Professor Marjorie Freedman’s Let’s Move! Faith and Communities video brings her to a White House celebration with Michelle Obama

Dr. Freedman at the White House

by Marjorie Freedman

Dr. Marjorie Freedman’s winning 3-minute video won her a trip to the White House! The video describes the collaborative effort between San Jose State University (SJSU) and Most Holy Trinity Church (MHT) to fight childhood obesity in a low-income population comprised primarily of ethnic minorities (Vietnamese, Filipino, Hispanic and Samoan) living in East San Jose.

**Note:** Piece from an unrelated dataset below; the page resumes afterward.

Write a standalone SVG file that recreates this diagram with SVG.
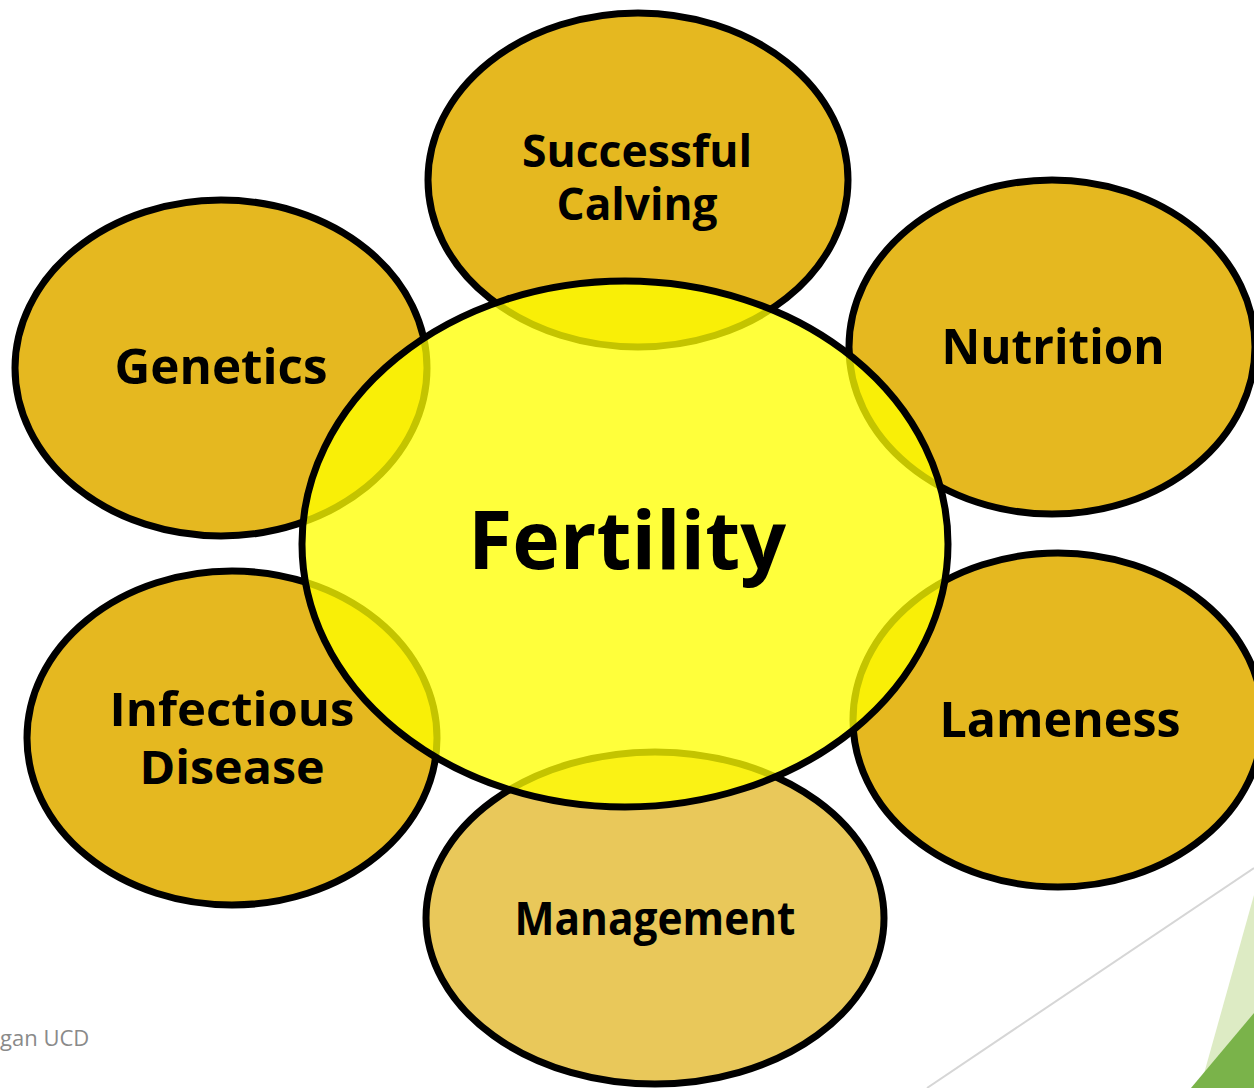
<svg xmlns="http://www.w3.org/2000/svg" width="1254" height="1088" viewBox="0 0 1254 1088">
<style>
.outer{fill:#E5B820;stroke:#000;stroke-width:7}
.mgmt{fill:#E9C85A}
.center{fill:#FFFF00;fill-opacity:0.77;stroke:#000;stroke-width:7}
.lbl{font-family:"Open Sans","DejaVu Sans",sans-serif;font-weight:bold;fill:#000;text-anchor:middle}
</style>
<rect width="1254" height="1088" fill="#fff"/>
<g id="decor">
<line x1="927" y1="1088" x2="1254" y2="868" stroke="#D6D6D6" stroke-width="2"/>
<polygon points="1254,895 1254,1088 1200,1088" fill="#DDEBC4"/>
<polygon points="1254,1013 1254,1088 1191,1088" fill="#7AB34A"/>
<text x="0" y="1046" font-family="Open Sans, sans-serif" font-size="22" fill="#8A8A8A">gan UCD</text>
</g>
<g id="calving">
<ellipse class="outer" cx="638" cy="180" rx="210" ry="167"/>
<text class="lbl" x="637" y="167" font-size="44" textLength="230" lengthAdjust="spacingAndGlyphs">Successful</text>
<text class="lbl" x="637" y="220" font-size="44" textLength="161" lengthAdjust="spacingAndGlyphs">Calving</text>
</g>
<g id="genetics">
<ellipse class="outer" cx="221" cy="368" rx="206" ry="168"/>
<text class="lbl" x="221" y="384" font-size="49" textLength="213" lengthAdjust="spacingAndGlyphs">Genetics</text>
</g>
<g id="nutrition">
<ellipse class="outer" cx="1052" cy="347" rx="203" ry="167"/>
<text class="lbl" x="1053" y="364" font-size="49" textLength="223" lengthAdjust="spacingAndGlyphs">Nutrition</text>
</g>
<g id="lameness">
<ellipse class="outer" cx="1058" cy="720" rx="205" ry="167"/>
<text class="lbl" x="1060" y="737" font-size="49" textLength="241" lengthAdjust="spacingAndGlyphs">Lameness</text>
</g>
<g id="infectious">
<ellipse class="outer" cx="232" cy="738" rx="205" ry="167"/>
<text class="lbl" x="232" y="726" font-size="47" textLength="245" lengthAdjust="spacingAndGlyphs">Infectious</text>
<text class="lbl" x="232" y="784" font-size="47" textLength="185" lengthAdjust="spacingAndGlyphs">Disease</text>
</g>
<g id="management">
<ellipse class="outer mgmt" cx="655" cy="918" rx="229" ry="166"/>
<text class="lbl" x="655" y="935" font-size="46" textLength="281" lengthAdjust="spacingAndGlyphs">Management</text>
</g>
<g id="fertility">
<ellipse class="center" cx="625" cy="544" rx="323" ry="263"/>
<text class="lbl" x="627" y="569" font-size="81" textLength="318" lengthAdjust="spacingAndGlyphs">Fertility</text>
</g>
<g id="connectors"/>
</svg>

Freedman describes how she joined with parishioners (including Chris Rodriguez, RN, Health Minister) to create the MHT Food Justice Ministry, which worked to promote Let’s Move! key messages. With respect to healthy eating, teens participated in “Cooking Matters” and “Rethink Your Drink Classes.” Nutrition education materials included weekly bulletin columns in English, Spanish and Vietnamese, distribution of hundreds of bilingual children’s books promoting drinking water, and over 1000 Healthy Fresh Food Access Guides.  The video highlighted the development and adoption of a healthy food and beverage policy.  It described how MHT Food Justice partnered with Second Harvest Food Bank and Catholic Charities to promote CalFresh (SNAP or Food Stamp) benefits and how “double up bucks” programs enabled CalFresh participants to use their EBT card at local famers’ markets and the Farmstand at nearby Veggielution Community Farm.  Finally, the video highlighted how MHT youth are incorporating physical activity into their routines.  Filipino dance groups, Vietnamese Lion dancers, and the MHT Samoan Youth are shown practicing fun ways to “Move” while preserving their cultural identity.

Dr. Freedman would like to acknowledge the hard work and enthusiasm  of SJSU students, MHT parishioners, and the strong support of  collaborative partners (e.g., SCC Public Health Department, Social Services Agency, Three Squares, Pacific Coast Farmers’ Market Association, First 5 SCC, Second Harvest Food Bank, Catholic Charities, the Jewish Community Relations Council and Veggielution Community Farm) who all helped to make this program a success. Support for the program came from a Centers for Disease Control (CDC) Communities Putting Prevention to Work grant, administered by the Santa Clara County Public Health Department.